Marchés boursiers européens : l’ombre de la Chine plane

Asset Management - Fin 2021, les marchés européens sont portés par les prévisions de croissance. Toutefois, la dégradation financière des promoteurs immobiliers chinois peut-elle contaminer la dette High Yield en Europe et aux Etats-Unis ? Le point d'Alexandre Baradez, responsable de l’analyse marchés chez IG France.

Les indices européens — malgré les records historiques récents du CAC40 et du DAX — continuent d’évoluer entre deux flux de données macroéconomiques. Les records de la semaine se sont faits dans un environnement de repli des taux après des messages toujours relativement accommodants de Christine Lagarde et Jerome Powell — malgré un contexte où les indices de prix à la production et à la consommation restent tendus, la Fed et la BCE continuant de privilégier l’hypothèse d’une inflation transitoire, certes plus durable qu’anticipé, mais transitoire quand même.

Les marchés européens sont également portés par les prévisions de croissance qui ont été rehaussées.
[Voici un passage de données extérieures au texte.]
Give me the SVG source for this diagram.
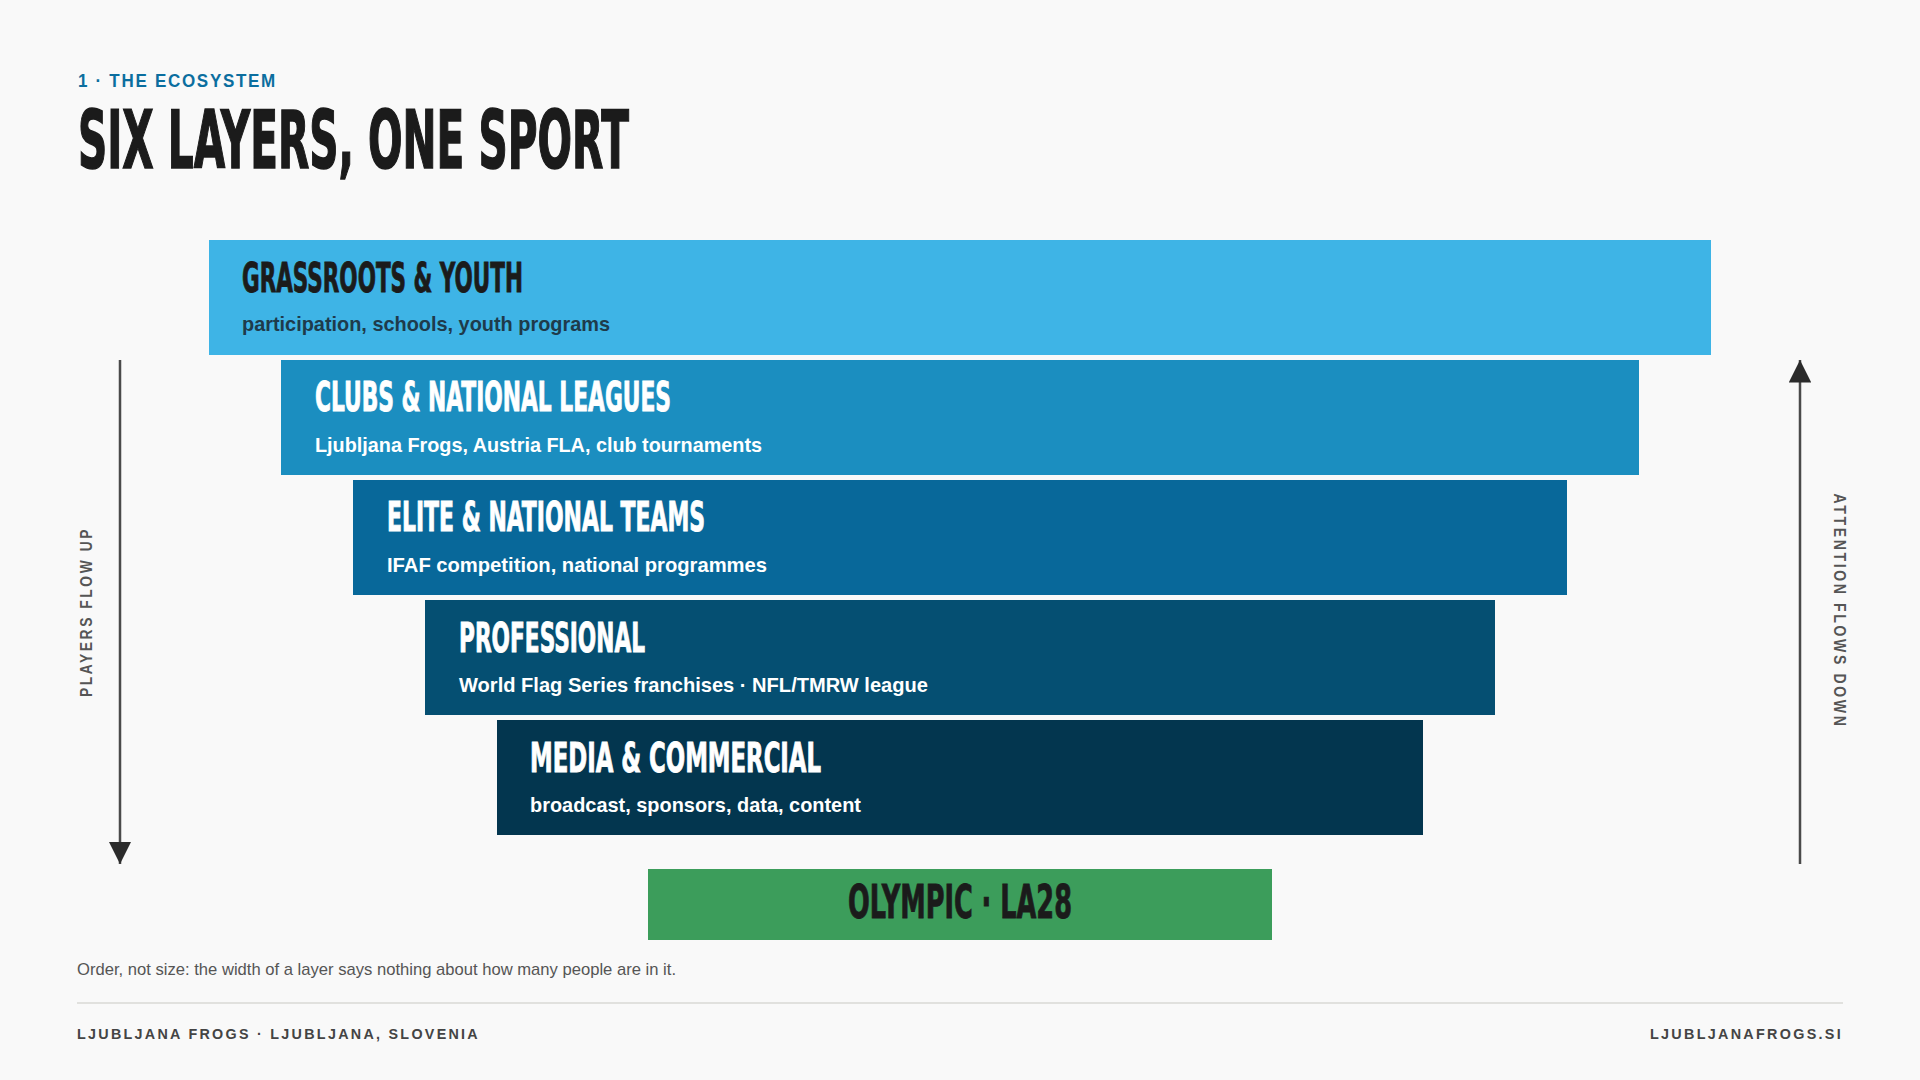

Le FMI a relevé sa prévision de croissance 2021 pour la France à 6,75 % contre 6,3 % lors de l’estimation précédente et projette une croissance de 3,7 % l’année prochaine. En Allemagne, les conseillers du gouvernement ont rehaussé ce matin les prévisions de croissance 2022 à 4,6 % contre 4,0 % en mars et anticipent une croissance de 4,3 % pour la zone euro l’année prochaine.

Croissance et pénuries

Après une saison des résultats qui s’est globalement bien passée, les indices européens intègrent toujours une poursuite de la reprise économique… au risque de passer un peu trop vite sur certaines tensions qui persistent toujours au 4e trimestre. Il y a deux risques principaux qui peuvent ramener de la volatilité sur les marchés à court terme : les tensions sur la chaîne d’approvisionnement mondiale et la situation immobilière en Chine.

Les tensions sur la chaîne d’approvisionnement mondiale persistent avec des embouteillages de porte-conteneurs dans les principaux ports de la planète, ce qui maintient une pression sur les prix et ralentit l’acheminement de composants ou de matières premières. Ce qui met la pression dans certains secteurs d’activités où les entreprises voient grimper les coûts de production sans répercuter totalement ces coûts sur le prix de vente.

Indices actions et Covid-19

C’est ce que montre l’évolution des indices de prix à la production qui progressent plus vite que les indices de prix à la consommation, aussi bien en Chine, qu’en zone euro ou aux Etats-Unis. Et qui soulève des interrogations légitimes sur l’évolution des marges des entreprises… et donc sur les bénéfices du quatrième trimestre.

L’engorgement au niveau mondial devrait se dissiper courant 2022, notamment si les vagues de Covid-19 sont moins puissantes et durables grâce au progrès de la vaccination. Mais la question est de savoir si les indices actions en Europe et aux Etats-Unis ne se sont projetés, à court terme, un peu trop loin en 2022 — en occultant les conséquences potentielles sur les chiffres d’affaires et les marges des pénuries et tensions logistiques.

High Yield, les ombres chinoises

L’autre risque majeur à court terme concerne la Chine et la dégradation de la situation financière des promoteurs immobiliers. Un élément frappant est l’évolution de la valeur des obligations à haut rendement d’entreprises chinoises (le « high yield »). Cette valorisation se dégrade depuis des semaines et elle vient de tomber sous le point bas touché au plus fort de la crise Covid en 2020. Ce qui traduit une défiance absolue des investisseurs avec un taux sur le « high yield » en Chine qui s’envole à près de 25 % !

Pour l’instant nous n’observons pas de contagion sur la dette d’entreprise à haut rendement en Europe et aux Etats-Unis. La Chine toutefois n’envoie pas que des mauvais signaux : le fort repli des prix du charbon depuis quelques semaines détend les craintes des entreprises sur l’énergie, les derniers chiffres de la balance commerciale montraient une amélioration sensible et la masse monétaire M2 a connu sa plus forte progression en octobre depuis le mois de mars, signe que la Chine cherche à piloter au mieux cette phase sensible.

Et l’Europe dans tout ça ?

Les indices boursiers européens, dont les perspectives haussières restent bonnes à moyen-terme, doivent donc toutefois naviguer dans ce contexte à court terme : des perspectives de croissance économiques solides pour 2022 mais des risques clairement identifiés en provenance de Chine, des pressions qui durent sur la chaîne logistique mondiale et sur les prix… et des banques centrales qui vont commencer à ralentir la cadence des achats d’actifs.